You look like you haven’t gained an ounce since ’91 – what’s your secret?
I love to go into the water. Swimming. Surfing. I walk my dogs maybe four miles a day. And honestly, sex is very good for you. Very good. Singing and dancing can’t be beat, either. I eat very small courses, but I love food and I’m not anorexic. I need the energy for the life force. But I never like to feel like I’m stretching out my intestines.

Who are your heroes?
One of my heroes currently is the great [Hasidic rabbi Menachem Mendel] Schneerson. His writings and his teachings are amazing. I’ve been reading them like crazy lately.

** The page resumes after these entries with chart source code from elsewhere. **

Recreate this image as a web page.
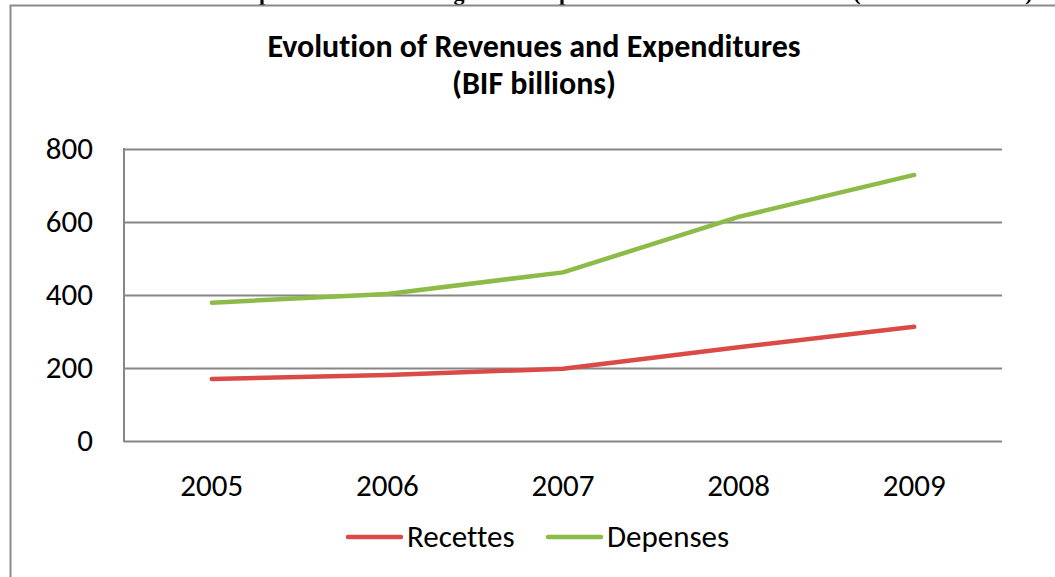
<!DOCTYPE html>
<html>
<head>
<meta charset="utf-8">
<script src="https://cdn.jsdelivr.net/npm/d3@7"></script>
<style>
	body { margin: 0; background: #fff; }
	svg { display: block; }
	text { font-family: Calibri, Carlito, "Open Sans", sans-serif; fill: #000; font-variant-ligatures: none; }
</style>
</head>
<body>
<div id="chart"></div>
<script>
const years = ["2005", "2006", "2007", "2008", "2009"];
const recettes = [170, 181, 198, 257, 313];
const depenses = [379, 403, 462, 614, 729];
const y_ticks = [0, 200, 400, 600, 800];
const series_names = ["Recettes", "Depenses"];
// fragments of the page heading that is cut off above the chart
const cut_glyphs = ["p", "g", "p", "(", ")"];
const cut_glyph_x = [265, 459, 565, 857, 1029];

const width = 1055;
const height = 577;
const margin = { top: 149, right: 53, bottom: 136, left: 124 };
const color_list = ["#da4b48", "#8cbb47"];

const svg = d3
	.select("#chart")
	.append("svg")
	.attr("width", width)
	.attr("height", height);

// heading above, only its descenders are visible
svg
	.selectAll(".cut")
	.data(cut_glyphs)
	.join("text")
	.attr("class", "cut")
	.attr("x", (d, i) => cut_glyph_x[i])
	.attr("y", 0)
	.attr("text-anchor", "middle")
	.style("font-family", "'Liberation Serif', serif")
	.style("font-weight", "bold")
	.style("font-size", "22px")
	.text((d) => d);

// outer chart border
svg
	.append("path")
	.attr("d", `M10.5,${height} V5.5 H${width}`)
	.attr("fill", "none")
	.attr("stroke", "#8a8a8a")
	.attr("stroke-width", 2);

const x = d3
	.scaleBand()
	.domain(years)
	.range([margin.left, width - margin.right]);

const y = d3
	.scaleLinear()
	.domain([0, 800])
	.range([height - margin.bottom, margin.top]);

// gridlines
svg
	.append("g")
	.attr("class", "grid")
	.attr("transform", `translate(${margin.left}, 0)`)
	.call(
		d3
			.axisLeft(y)
			.tickValues(y_ticks)
			.tickSize(-(width - margin.left - margin.right))
			.tickFormat("")
	)
	.call((g) => g.select(".domain").remove())
	.call((g) => g.selectAll("line").attr("stroke", "#868686").attr("stroke-width", 2));

// y axis line
svg
	.append("line")
	.attr("x1", margin.left)
	.attr("x2", margin.left)
	.attr("y1", y(800) - 1)
	.attr("y2", y(0) + 1)
	.attr("stroke", "#868686")
	.attr("stroke-width", 2);

// y tick labels
svg
	.selectAll(".ylab")
	.data(y_ticks)
	.join("text")
	.attr("class", "ylab")
	.attr("x", 93)
	.attr("y", (d) => y(d) + 10)
	.attr("text-anchor", "end")
	.style("font-size", "31px")
	.text((d) => d);

// x labels
svg
	.selectAll(".xlab")
	.data(years)
	.join("text")
	.attr("class", "xlab")
	.attr("x", (d) => x(d) + x.bandwidth() / 2)
	.attr("y", 496)
	.attr("text-anchor", "middle")
	.style("font-size", "31px")
	.text((d) => d);

// lines
const line = d3
	.line()
	.x((d, i) => x(years[i]) + x.bandwidth() / 2)
	.y((d) => y(d));

[recettes, depenses].forEach((values, i) => {
	svg
		.append("path")
		.datum(values)
		.attr("d", line)
		.attr("fill", "none")
		.attr("stroke", color_list[i])
		.attr("stroke-width", 4.5)
		.attr("stroke-linecap", "round")
		.attr("stroke-linejoin", "round");
});

// title
svg
	.append("text")
	.attr("x", 534)
	.attr("y", 57)
	.attr("text-anchor", "middle")
	.style("font-size", "32px")
	.style("font-weight", "bold")
	.text("Evolution of Revenues and Expenditures");

svg
	.append("text")
	.attr("x", 534)
	.attr("y", 94)
	.attr("text-anchor", "middle")
	.style("font-size", "32px")
	.style("font-weight", "bold")
	.text("(BIF billions)");

// legend
const legend_x = [348, 548];
series_names.forEach((name, i) => {
	const g = svg.append("g").attr("transform", `translate(${legend_x[i]}, 537)`);
	g.append("line")
		.attr("x1", 0)
		.attr("x2", 53)
		.attr("stroke", color_list[i])
		.attr("stroke-width", 4.5)
		.attr("stroke-linecap", "round");
	g.append("text")
		.attr("x", 59)
		.attr("y", 10)
		.style("font-size", "31px")
		.text(name);
});
</script>
</body>
</html>
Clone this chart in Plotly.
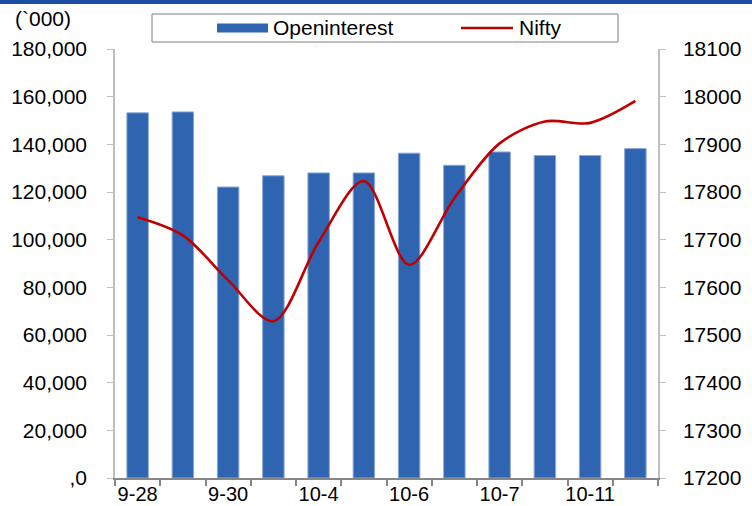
import plotly.graph_objects as go

# ---- data ----
categories = ["9-28", "9-29", "9-30", "10-1", "10-4", "10-5",
              "10-6", "10-6b", "10-7", "10-8", "10-11", "10-12"]
shown_labels = ["9-28", "", "9-30", "", "10-4", "", "10-6", "", "10-7", "", "10-11", ""]
open_interest = [153200, 153600, 122100, 126800, 128000, 128000,
                 136300, 131200, 136800, 135300, 135300, 138200]
nifty = [17747, 17709, 17615, 17529, 17695, 17823,
         17647, 17787, 17902, 17948, 17945, 17991]
left_ticks = [0, 20000, 40000, 60000, 80000, 100000, 120000, 140000, 160000, 180000]
left_ticktext = [",0", "20,000", "40,000", "60,000", "80,000", "100,000",
                 "120,000", "140,000", "160,000", "180,000"]
right_ticks = [17200, 17300, 17400, 17500, 17600, 17700, 17800, 17900, 18000, 18100]

W, H = 752, 506
ML, MR, MT, MB = 115, 94, 49, 28
FONT = "Liberation Sans, Arial, sans-serif"
FS = 21

xs = list(range(len(categories)))
label_pos = [i for i, t in enumerate(shown_labels) if t]
label_txt = [shown_labels[i] for i in label_pos]

fig = go.Figure()
fig.add_trace(go.Bar(
    x=xs, y=open_interest, name="Openinterest", width=0.475,
    marker=dict(color="#2E64B0", line=dict(color="#8EA9D8", width=1)),
    yaxis="y", showlegend=False))
fig.add_trace(go.Scatter(
    x=xs, y=nifty, name="Nifty", mode="lines",
    line=dict(color="#C00000", width=2.6, shape="spline", smoothing=0.9),
    yaxis="y2", showlegend=False))

fig.update_layout(
    width=W, height=H,
    margin=dict(l=ML, r=MR, t=MT, b=MB, autoexpand=False),
    paper_bgcolor="white", plot_bgcolor="white",
    font=dict(family=FONT, size=FS, color="#000000"),
    xaxis=dict(
        range=[-0.5, len(categories) - 0.5],
        tickmode="array", tickvals=label_pos, ticktext=label_txt,
        ticks="", showgrid=False, zeroline=False,
        showline=True, linecolor="#868686", linewidth=2,
        tickfont=dict(size=20), ticklabelstandoff=-3,
        minor=dict(tickmode="linear", tick0=-0.5, dtick=1, ticks="outside",
                   ticklen=6, tickwidth=2, tickcolor="#868686", showgrid=False),
    ),
    yaxis=dict(
        range=[0, 180000], tickmode="array", tickvals=left_ticks, ticktext=left_ticktext,
        showgrid=False, zeroline=False, showline=True, linecolor="#BFBFBF", linewidth=1.5,
        ticks="outside", ticklen=6, tickcolor="#BFBFBF", tickwidth=1,
        tickfont=dict(size=FS), ticklabelstandoff=16,
    ),
    yaxis2=dict(
        range=[17200, 18100], tickmode="array", tickvals=right_ticks, tickformat="d",
        overlaying="y", side="right",
        showgrid=False, zeroline=False, showline=True, linecolor="#BFBFBF", linewidth=1.5,
        ticks="outside", ticklen=6, tickcolor="#BFBFBF", tickwidth=1,
        tickfont=dict(size=FS), ticklabelstandoff=13,
    ),
    showlegend=False,
)

def px(x):
    return (x - ML) / (W - ML - MR)

def py(y):
    return (H - MB - y) / (H - MT - MB)

shapes = [
    # top blue band
    dict(type="rect", xref="paper", yref="paper", x0=px(0), x1=px(W), y0=py(0), y1=py(4),
         fillcolor="#1A4FA3", line=dict(width=0), layer="above"),
    # legend box
    dict(type="rect", xref="paper", yref="paper", x0=px(152), x1=px(618), y0=py(14), y1=py(42),
         fillcolor="white", line=dict(color="#7F7F7F", width=1), layer="above"),
    # legend swatch bars
    dict(type="rect", xref="paper", yref="paper", x0=px(217), x1=px(268), y0=py(23.5), y1=py(32.5),
         fillcolor="#2E64B0", line=dict(width=0), layer="above"),
    # legend swatch line
    dict(type="line", xref="paper", yref="paper", x0=px(461), x1=px(513), y0=py(28), y1=py(28),
         line=dict(color="#C00000", width=2.6), layer="above"),
]
annotations = [
    dict(text="Openinterest", xref="paper", yref="paper", x=px(271), y=py(28),
         xanchor="left", yanchor="middle", showarrow=False, font=dict(size=FS)),
    dict(text="Nifty", xref="paper", yref="paper", x=px(517), y=py(28),
         xanchor="left", yanchor="middle", showarrow=False, font=dict(size=FS)),
    dict(text="(`000)", xref="paper", yref="paper", x=px(73), y=py(19),
         xanchor="right", yanchor="middle", showarrow=False, font=dict(size=FS)),
]
fig.update_layout(shapes=shapes, annotations=annotations)

fig.write_html("out.html", config={"displayModeBar": False},
               post_script="document.body.style.margin='0px';document.body.style.padding='0px';")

Would you call yourself a Lubavitcher?
I’m a love-bavitcher. I don’t know what you call it. I’m just in love with the study. I study through the night. I don’t sleep more than three hours at a time. I’d like to change that.

Was there a moment of spiritual awakening for you?
There was a time in the early Nineties when I had a vast visitation of energy, and I didn’t want to change my ways. But I’ll tell you what, get off drugs and you’ll be spiritualized. The whole opioid situation – I had six major operations in my fifties, so I was always taking pills. Plus, I partied really hard. Beating it, you feel like you’re being crucified. But you get a gift from it.

What’s the future of Jane’s Addiction?
Jane’s will come back, and we’ll be the first resident [performers] in Kind Heaven. I have them on board. And Porno for Pyros, too. Porno for Pyros will be within Jane’s Addiction. And I’m putting together an orchestra.